• _Short exercise_: Restate all of the data exactly.

• _Data section_:
>> Begin

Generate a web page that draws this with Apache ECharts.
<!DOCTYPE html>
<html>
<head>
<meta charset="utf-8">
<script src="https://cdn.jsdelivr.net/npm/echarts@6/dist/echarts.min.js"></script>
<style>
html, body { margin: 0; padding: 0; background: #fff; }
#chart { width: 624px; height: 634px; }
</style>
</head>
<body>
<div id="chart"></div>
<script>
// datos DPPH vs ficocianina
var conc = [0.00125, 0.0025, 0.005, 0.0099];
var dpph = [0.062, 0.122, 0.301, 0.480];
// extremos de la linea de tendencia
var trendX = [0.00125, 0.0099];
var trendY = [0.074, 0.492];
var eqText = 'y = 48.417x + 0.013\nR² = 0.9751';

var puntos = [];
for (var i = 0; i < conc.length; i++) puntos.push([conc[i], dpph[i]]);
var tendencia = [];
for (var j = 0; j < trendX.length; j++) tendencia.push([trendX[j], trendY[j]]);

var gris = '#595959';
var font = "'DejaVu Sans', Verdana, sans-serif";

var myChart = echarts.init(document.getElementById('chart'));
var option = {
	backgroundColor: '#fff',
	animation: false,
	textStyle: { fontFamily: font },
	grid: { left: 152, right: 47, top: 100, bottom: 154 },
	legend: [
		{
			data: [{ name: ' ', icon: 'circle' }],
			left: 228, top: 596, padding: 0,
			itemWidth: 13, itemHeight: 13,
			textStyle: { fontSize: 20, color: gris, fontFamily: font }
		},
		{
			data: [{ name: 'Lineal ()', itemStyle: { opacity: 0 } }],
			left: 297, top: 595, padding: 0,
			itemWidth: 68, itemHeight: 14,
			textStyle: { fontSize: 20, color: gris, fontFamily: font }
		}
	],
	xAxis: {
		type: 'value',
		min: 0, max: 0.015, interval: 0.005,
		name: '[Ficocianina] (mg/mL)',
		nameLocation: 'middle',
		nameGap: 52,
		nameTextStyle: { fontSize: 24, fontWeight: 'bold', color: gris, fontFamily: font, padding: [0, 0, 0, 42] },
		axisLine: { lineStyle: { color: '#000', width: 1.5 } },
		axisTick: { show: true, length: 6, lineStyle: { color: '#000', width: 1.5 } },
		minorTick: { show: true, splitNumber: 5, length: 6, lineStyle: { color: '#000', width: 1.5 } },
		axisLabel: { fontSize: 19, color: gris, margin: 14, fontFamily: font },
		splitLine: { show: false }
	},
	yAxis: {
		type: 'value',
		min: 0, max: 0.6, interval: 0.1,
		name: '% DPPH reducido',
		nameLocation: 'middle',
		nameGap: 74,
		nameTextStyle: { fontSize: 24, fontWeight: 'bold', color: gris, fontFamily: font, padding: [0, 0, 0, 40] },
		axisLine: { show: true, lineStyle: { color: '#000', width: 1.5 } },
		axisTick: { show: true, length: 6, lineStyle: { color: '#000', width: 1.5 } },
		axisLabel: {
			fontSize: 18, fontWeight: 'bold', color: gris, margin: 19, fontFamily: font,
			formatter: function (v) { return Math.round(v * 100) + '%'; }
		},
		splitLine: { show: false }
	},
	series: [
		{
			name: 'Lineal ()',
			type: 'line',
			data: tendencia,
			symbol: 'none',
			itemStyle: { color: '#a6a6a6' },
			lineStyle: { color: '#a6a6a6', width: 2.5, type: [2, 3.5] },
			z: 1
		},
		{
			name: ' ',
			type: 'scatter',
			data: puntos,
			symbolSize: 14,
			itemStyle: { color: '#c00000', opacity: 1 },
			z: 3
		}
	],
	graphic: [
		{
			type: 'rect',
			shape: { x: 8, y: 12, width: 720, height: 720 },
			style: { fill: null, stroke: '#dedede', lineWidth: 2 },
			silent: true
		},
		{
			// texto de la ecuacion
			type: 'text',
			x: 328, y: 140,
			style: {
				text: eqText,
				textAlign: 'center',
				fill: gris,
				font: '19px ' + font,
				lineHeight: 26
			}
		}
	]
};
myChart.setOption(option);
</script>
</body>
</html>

>> End

• _Output for this exercise_:
Generate a web page that draws this with Apache ECharts.
<!DOCTYPE html>
<html>
<head>
<meta charset="utf-8">
<script src="https://cdn.jsdelivr.net/npm/echarts@6/dist/echarts.min.js"></script>
<style>
html, body { margin: 0; padding: 0; background: #fff; }
#chart { width: 624px; height: 634px; }
</style>
</head>
<body>
<div id="chart"></div>
<script>
// datos DPPH vs ficocianina
var conc = [0.00125, 0.0025, 0.005, 0.0099];
var dpph = [0.062, 0.122, 0.301, 0.480];
// extremos de la linea de tendencia
var trendX = [0.00125, 0.0099];
var trendY = [0.074, 0.492];
var eqText = 'y = 48.417x + 0.013\nR² = 0.9751';

var puntos = [];
for (var i = 0; i < conc.length; i++) puntos.push([conc[i], dpph[i]]);
var tendencia = [];
for (var j = 0; j < trendX.length; j++) tendencia.push([trendX[j], trendY[j]]);

var gris = '#595959';
var font = "'DejaVu Sans', Verdana, sans-serif";

var myChart = echarts.init(document.getElementById('chart'));
var option = {
	backgroundColor: '#fff',
	animation: false,
	textStyle: { fontFamily: font },
	grid: { left: 152, right: 47, top: 100, bottom: 154 },
	legend: [
		{
			data: [{ name: ' ', icon: 'circle' }],
			left: 228, top: 596, padding: 0,
			itemWidth: 13, itemHeight: 13,
			textStyle: { fontSize: 20, color: gris, fontFamily: font }
		},
		{
			data: [{ name: 'Lineal ()', itemStyle: { opacity: 0 } }],
			left: 297, top: 595, padding: 0,
			itemWidth: 68, itemHeight: 14,
			textStyle: { fontSize: 20, color: gris, fontFamily: font }
		}
	],
	xAxis: {
		type: 'value',
		min: 0, max: 0.015, interval: 0.005,
		name: '[Ficocianina] (mg/mL)',
		nameLocation: 'middle',
		nameGap: 52,
		nameTextStyle: { fontSize: 24, fontWeight: 'bold', color: gris, fontFamily: font, padding: [0, 0, 0, 42] },
		axisLine: { lineStyle: { color: '#000', width: 1.5 } },
		axisTick: { show: true, length: 6, lineStyle: { color: '#000', width: 1.5 } },
		minorTick: { show: true, splitNumber: 5, length: 6, lineStyle: { color: '#000', width: 1.5 } },
		axisLabel: { fontSize: 19, color: gris, margin: 14, fontFamily: font },
		splitLine: { show: false }
	},
	yAxis: {
		type: 'value',
		min: 0, max: 0.6, interval: 0.1,
		name: '% DPPH reducido',
		nameLocation: 'middle',
		nameGap: 74,
		nameTextStyle: { fontSize: 24, fontWeight: 'bold', color: gris, fontFamily: font, padding: [0, 0, 0, 40] },
		axisLine: { show: true, lineStyle: { color: '#000', width: 1.5 } },
		axisTick: { show: true, length: 6, lineStyle: { color: '#000', width: 1.5 } },
		axisLabel: {
			fontSize: 18, fontWeight: 'bold', color: gris, margin: 19, fontFamily: font,
			formatter: function (v) { return Math.round(v * 100) + '%'; }
		},
		splitLine: { show: false }
	},
	series: [
		{
			name: 'Lineal ()',
			type: 'line',
			data: tendencia,
			symbol: 'none',
			itemStyle: { color: '#a6a6a6' },
			lineStyle: { color: '#a6a6a6', width: 2.5, type: [2, 3.5] },
			z: 1
		},
		{
			name: ' ',
			type: 'scatter',
			data: puntos,
			symbolSize: 14,
			itemStyle: { color: '#c00000', opacity: 1 },
			z: 3
		}
	],
	graphic: [
		{
			type: 'rect',
			shape: { x: 8, y: 12, width: 720, height: 720 },
			style: { fill: null, stroke: '#dedede', lineWidth: 2 },
			silent: true
		},
		{
			// texto de la ecuacion
			type: 'text',
			x: 328, y: 140,
			style: {
				text: eqText,
				textAlign: 'center',
				fill: gris,
				font: '19px ' + font,
				lineHeight: 26
			}
		}
	]
};
myChart.setOption(option);
</script>
</body>
</html>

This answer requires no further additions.